> _Material provided_:
-- Start --
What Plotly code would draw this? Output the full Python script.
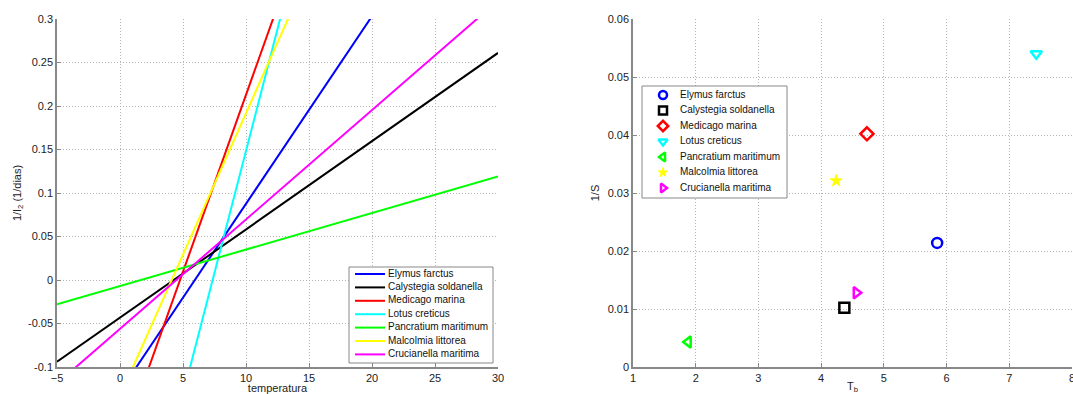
import plotly.graph_objects as go

species = ["Elymus farctus", "Calystegia soldanella", "Medicago marina", "Lotus creticus",
           "Pancratium maritimum", "Malcolmia littorea", "Crucianella maritima"]
colors = ["#0000ff", "#000000", "#ff0000", "#00ffff", "#00ff00", "#ffff00", "#ff00ff"]

# left panel: regression lines, read at x = -5 and x = 30
temp_ends = [-5, 30]
y_at_m5 = [-0.236, -0.094, -0.397, -0.692, -0.028, -0.296, -0.119]
y_at_30 = [0.519, 0.261, 1.026, 1.269, 0.119, 0.842, 0.321]

# right panel: points
tb = [5.85, 4.37, 4.73, 7.43, 1.88, 4.24, 4.56]
inv_s = [0.0214, 0.0102, 0.0402, 0.0540, 0.0043, 0.0321, 0.0128]
symbols = ["circle-open", "square-open", "diamond-open", "triangle-down-open",
           "triangle-left-open", "star", "triangle-right-open"]

W, H = 1073, 394
FONT_FAMILY = "Liberation Sans, Arial, sans-serif"
font = dict(family=FONT_FAMILY, size=11, color="#222")
leg_font = dict(family=FONT_FAMILY, size=10, color="#111")


def marker_style(i, size=10):
    if symbols[i] == "star":
        return dict(symbol="star", color=colors[i], size=size - 1, line=dict(color=colors[i], width=1))
    return dict(symbol=symbols[i], color=colors[i], size=size, line=dict(color=colors[i], width=2.5))


fig = go.Figure()
for i, s in enumerate(species):
    fig.add_trace(go.Scatter(x=temp_ends, y=[y_at_m5[i], y_at_30[i]], mode="lines",
                             line=dict(color=colors[i], width=2), name=s,
                             xaxis="x", yaxis="y", showlegend=False))
for i, s in enumerate(species):
    fig.add_trace(go.Scatter(x=[tb[i]], y=[inv_s[i]], mode="markers",
                             marker=marker_style(i, 10), name=s,
                             xaxis="x2", yaxis="y2", showlegend=False))

# ---- hand-drawn legends on an invisible pixel-space overlay subplot ----
def box(x0, y0, x1, y1):
    fig.add_trace(go.Scatter(x=[x0, x1, x1, x0, x0], y=[y0, y0, y1, y1, y0], mode="lines",
                             fill="toself", fillcolor="white", line=dict(color="#888", width=1),
                             xaxis="x3", yaxis="y3", showlegend=False, hoverinfo="skip"))

# left legend
box(349, 267, 493, 363)
L_ROW0, L_STEP = 274, 13.4
for i, s in enumerate(species):
    yy = L_ROW0 + i * L_STEP
    fig.add_trace(go.Scatter(x=[355, 385], y=[yy, yy], mode="lines", line=dict(color=colors[i], width=2),
                             xaxis="x3", yaxis="y3", showlegend=False, hoverinfo="skip"))
fig.add_trace(go.Scatter(x=[388] * 7, y=[L_ROW0 + i * L_STEP for i in range(7)], mode="text",
                         text=species, textposition="middle right", textfont=leg_font,
                         xaxis="x3", yaxis="y3", showlegend=False, hoverinfo="skip"))

# right legend
box(642, 86, 787, 198)
R_ROW0, R_STEP = 95, 15.5
for i, s in enumerate(species):
    yy = R_ROW0 + i * R_STEP
    fig.add_trace(go.Scatter(x=[663], y=[yy], mode="markers", marker=marker_style(i, 8),
                             xaxis="x3", yaxis="y3", showlegend=False, hoverinfo="skip"))
fig.add_trace(go.Scatter(x=[680] * 7, y=[R_ROW0 + i * R_STEP for i in range(7)], mode="text",
                         text=species, textposition="middle right", textfont=leg_font,
                         xaxis="x3", yaxis="y3", showlegend=False, hoverinfo="skip"))

ax_common = dict(showgrid=True, gridcolor="#b4b4b4", griddash="1px,2px", gridwidth=1,
                 showline=True, linecolor="#888", linewidth=1.5, ticks="inside",
                 ticklen=4, tickcolor="#888", zeroline=False, tickfont=font, automargin=False,
                 ticklabeloverflow="allow")

fig.update_layout(
    width=W, height=H, margin=dict(l=0, r=0, t=0, b=0, autoexpand=False),
    paper_bgcolor="white", plot_bgcolor="rgba(0,0,0,0)", font=font, showlegend=False,
    xaxis=dict(domain=[57 / W, 498 / W], range=[-5, 30], tickvals=[-5, 0, 5, 10, 15, 20, 25, 30],
               title=dict(text="temperatura", standoff=4, font=font), anchor="y", **ax_common),
    yaxis=dict(domain=[27 / H, 375 / H], range=[-0.1, 0.3],
               tickvals=[-0.1, -0.05, 0, 0.05, 0.1, 0.15, 0.2, 0.25, 0.3],
               ticktext=["-0.1", "-0.05", "0", "0.05", "0.1", "0.15", "0.2", "0.25", "0.3"],
               title=dict(text="1/I<sub>2</sub> (1/dias)", standoff=4, font=font), anchor="x", **ax_common),
    xaxis2=dict(domain=[633 / W, 1072 / W], range=[1, 8], tickvals=[1, 2, 3, 4, 5, 6, 7, 8],
                title=dict(text="T<sub>b</sub>", standoff=9, font=font), anchor="y2", **ax_common),
    yaxis2=dict(domain=[27 / H, 375 / H], range=[0, 0.06],
                tickvals=[0, 0.01, 0.02, 0.03, 0.04, 0.05, 0.06],
                ticktext=["0", "0.01", "0.02", "0.03", "0.04", "0.05", "0.06"],
                title=dict(text="1/S", standoff=6, font=font), anchor="x2", **ax_common),
    xaxis3=dict(domain=[0, 1], range=[0, W], visible=False, fixedrange=True, anchor="y3"),
    yaxis3=dict(domain=[0, 1], range=[H, 0], visible=False, fixedrange=True, anchor="x3"),
)
fig.write_html("out.html", config={"displayModeBar": False},
               post_script="document.body.style.margin='0px';")
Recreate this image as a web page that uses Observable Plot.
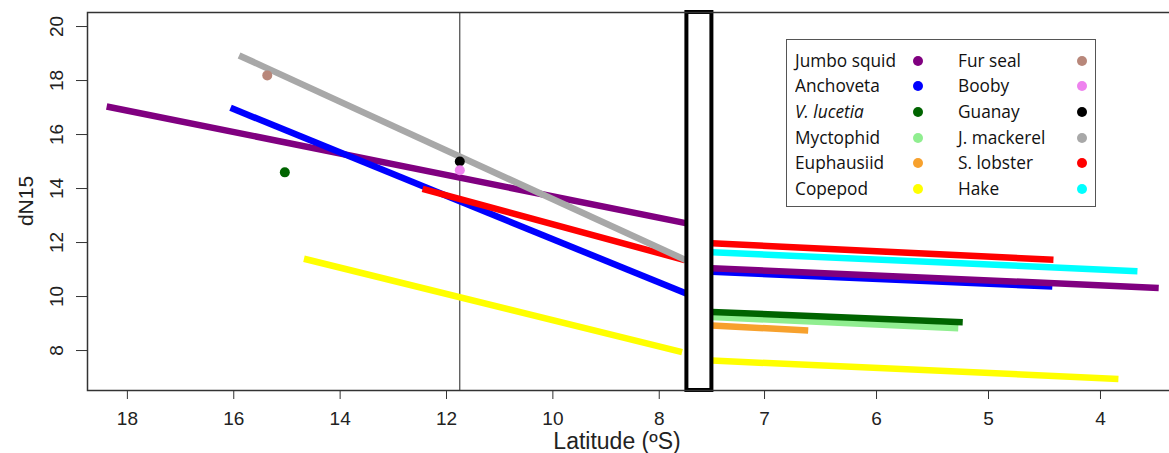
<!DOCTYPE html>
<html><head><meta charset="utf-8">
<script src="https://cdn.jsdelivr.net/npm/d3@7"></script>
<script src="https://cdn.jsdelivr.net/npm/@observablehq/plot@0.6"></script>
<style>
body{margin:0;background:#fff;}
#wrap{position:relative;width:1169px;height:453px;overflow:hidden;font-family:"Liberation Sans",Arial,sans-serif;}
#wrap svg{max-width:none !important;}
.ov{position:absolute;white-space:nowrap;color:#222;}
#legend{position:absolute;left:786px;top:39px;width:308px;height:166px;border:1.5px solid #555;background:#fff;font-family:"Open Sans",sans-serif;}
#legend .lab{position:absolute;font-size:19px;line-height:19px;transform-origin:0 50%;color:#111;}
#legend .dot{position:absolute;width:10px;height:10px;border-radius:50%;}
</style></head><body><div id="wrap"></div>
<script>
// Legend / species
const legendNames = ["Jumbo squid","Anchoveta","V. lucetia","Myctophid","Euphausiid","Copepod",
                     "Fur seal","Booby","Guanay","J. mackerel","S. lobster","Hake"];
const legendColors = ["#800080","#0000FF","#006400","#90EE90","#F7A12D","#FFFF00",
                      "#B8877A","#EE82EE","#000000","#A8A8A8","#FF0000","#00FFFF"];

// Regression segments (latitude in ºS, dN15)
const segSpecies = ["Jumbo squid","Anchoveta","S. lobster","J. mackerel","Copepod",
                    "Anchoveta","Jumbo squid","S. lobster","Hake","Myctophid","V. lucetia","Euphausiid","Copepod"];
const segLat = [[18.39, 7.48],[16.06, 7.48],[12.45, 7.52],[15.90, 7.48],[14.68, 7.57],
                [7.47, 4.43],[7.47, 3.48],[7.47, 4.42],[7.47, 3.67],[7.47, 5.27],[7.47, 5.23],[7.47, 6.61],[7.47, 3.84]];
const segD15 = [[17.04, 12.71],[16.99, 10.10],[13.99, 11.35],[18.93, 11.33],[11.40, 7.94],
                [10.92, 10.37],[11.05, 10.32],[11.97, 11.36],[11.64, 10.94],[9.24, 8.83],[9.43, 9.05],[8.93, 8.74],[7.63, 6.95]];

// Single points
const ptSpecies = ["Fur seal","V. lucetia","Guanay","Booby"];
const ptLat = [15.37, 15.04, 11.75, 11.75];
const ptD15 = [18.19, 14.60, 15.00, 14.68];

// Axes
const xTicks = [18,16,14,12,10,8,7,6,5,4];
const yTicks = [8,10,12,14,16,18,20];
const refLat = 11.75;          // vertical reference line
const breakLat = [7.48, 7.47]; // axis break (boxed)

const lineRows = [];
segSpecies.forEach((s,i)=>segLat[i].forEach((lat,j)=>lineRows.push({seg:i, species:s, lat, d15:segD15[i][j]})));
const ptRows = ptSpecies.map((s,i)=>({species:s, lat:ptLat[i], d15:ptD15[i]}));

const chart = Plot.plot({
  width:1172, height:453,
  marginLeft:87, marginRight:0, marginTop:12, marginBottom:63,
  style:{fontFamily:"Liberation Sans, Arial, sans-serif", fontSize:"19px", color:"#222", background:"#fff", maxWidth:"none"},
  x:{type:"linear", domain:[18.75, breakLat[0], breakLat[1], 3.39], range:[87, 686.4, 711.4, 1168.3]},
  y:{domain:[6.52, 20.52]},
  color:{type:"ordinal", domain:legendNames, range:legendColors},
  marks:[
    Plot.ruleX([refLat], {stroke:"#222", strokeWidth:1}),
    Plot.line(lineRows, {x:"lat", y:"d15", z:"seg", stroke:"species", strokeWidth:6.5, strokeLinecap:"butt", strokeLinejoin:"round"}),
    Plot.dot(ptRows, {x:"lat", y:"d15", fill:"species", r:5}),
    Plot.rect([{a:breakLat[0], b:breakLat[1]}], {x1:"a", x2:"b", fill:"white", stroke:"black", strokeWidth:4}),
    Plot.frame({stroke:"#333", strokeWidth:1.5}),
    Plot.axisX({ticks:xTicks, tickSize:9, tickPadding:12, fontSize:19, label:null, stroke:"#333"}),
    Plot.axisY({ticks:yTicks, tickSize:11, tickPadding:14, tickRotate:-90, fontSize:19, label:null, stroke:"#333"})
  ]
});
chart.style.maxWidth = "none";
const wrap = document.getElementById("wrap");
wrap.appendChild(chart);

// Axis titles
const xt = document.createElement("div");
xt.className="ov"; xt.textContent="Latitude (ºS)";
Object.assign(xt.style,{left:"617px", top:"430px", fontSize:"23px", lineHeight:"23px", transform:"translateX(-50%)"});
wrap.appendChild(xt);
const yt = document.createElement("div");
yt.className="ov"; yt.textContent="dN15";
Object.assign(yt.style,{left:"25px", top:"201px", fontSize:"21px", lineHeight:"21px", transform:"translate(-50%,-50%) rotate(-90deg)"});
wrap.appendChild(yt);

// Legend
const lg = document.createElement("div"); lg.id="legend"; wrap.appendChild(lg);
const ctx = document.createElement("canvas").getContext("2d");
ctx.font = '19px "Open Sans"';
const k = 101 / ctx.measureText("Jumbo squid").width;
legendNames.forEach((n,i)=>{
  const col = i<6 ? 0 : 1, row = i%6;
  const cy = 20.7 + row*25.65;
  const lab = document.createElement("div"); lab.className="lab"; lab.textContent=n;
  if (n==="V. lucetia") lab.style.fontStyle="italic";
  Object.assign(lab.style,{left:(col?171:8)+"px", top:(cy-10)+"px", transform:`scaleX(${k})`});
  lg.appendChild(lab);
  const d = document.createElement("div"); d.className="dot";
  Object.assign(d.style,{left:(col?290:126)+"px", top:(cy-5)+"px", background:legendColors[i]});
  lg.appendChild(d);
});
</script></body></html>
-- End --
> _Exercise task_: Write out the lines from the start of the material to the line with "size=size, line=dict(color=colors[i], width=2.5))", inclusive and exactly. Skip the pictures.

> _Exercise answer_:
What Plotly code would draw this? Output the full Python script.
import plotly.graph_objects as go

species = ["Elymus farctus", "Calystegia soldanella", "Medicago marina", "Lotus creticus",
           "Pancratium maritimum", "Malcolmia littorea", "Crucianella maritima"]
colors = ["#0000ff", "#000000", "#ff0000", "#00ffff", "#00ff00", "#ffff00", "#ff00ff"]

# left panel: regression lines, read at x = -5 and x = 30
temp_ends = [-5, 30]
y_at_m5 = [-0.236, -0.094, -0.397, -0.692, -0.028, -0.296, -0.119]
y_at_30 = [0.519, 0.261, 1.026, 1.269, 0.119, 0.842, 0.321]

# right panel: points
tb = [5.85, 4.37, 4.73, 7.43, 1.88, 4.24, 4.56]
inv_s = [0.0214, 0.0102, 0.0402, 0.0540, 0.0043, 0.0321, 0.0128]
symbols = ["circle-open", "square-open", "diamond-open", "triangle-down-open",
           "triangle-left-open", "star", "triangle-right-open"]

W, H = 1073, 394
FONT_FAMILY = "Liberation Sans, Arial, sans-serif"
font = dict(family=FONT_FAMILY, size=11, color="#222")
leg_font = dict(family=FONT_FAMILY, size=10, color="#111")


def marker_style(i, size=10):
    if symbols[i] == "star":
        return dict(symbol="star", color=colors[i], size=size - 1, line=dict(color=colors[i], width=1))
    return dict(symbol=symbols[i], color=colors[i], size=size, line=dict(color=colors[i], width=2.5))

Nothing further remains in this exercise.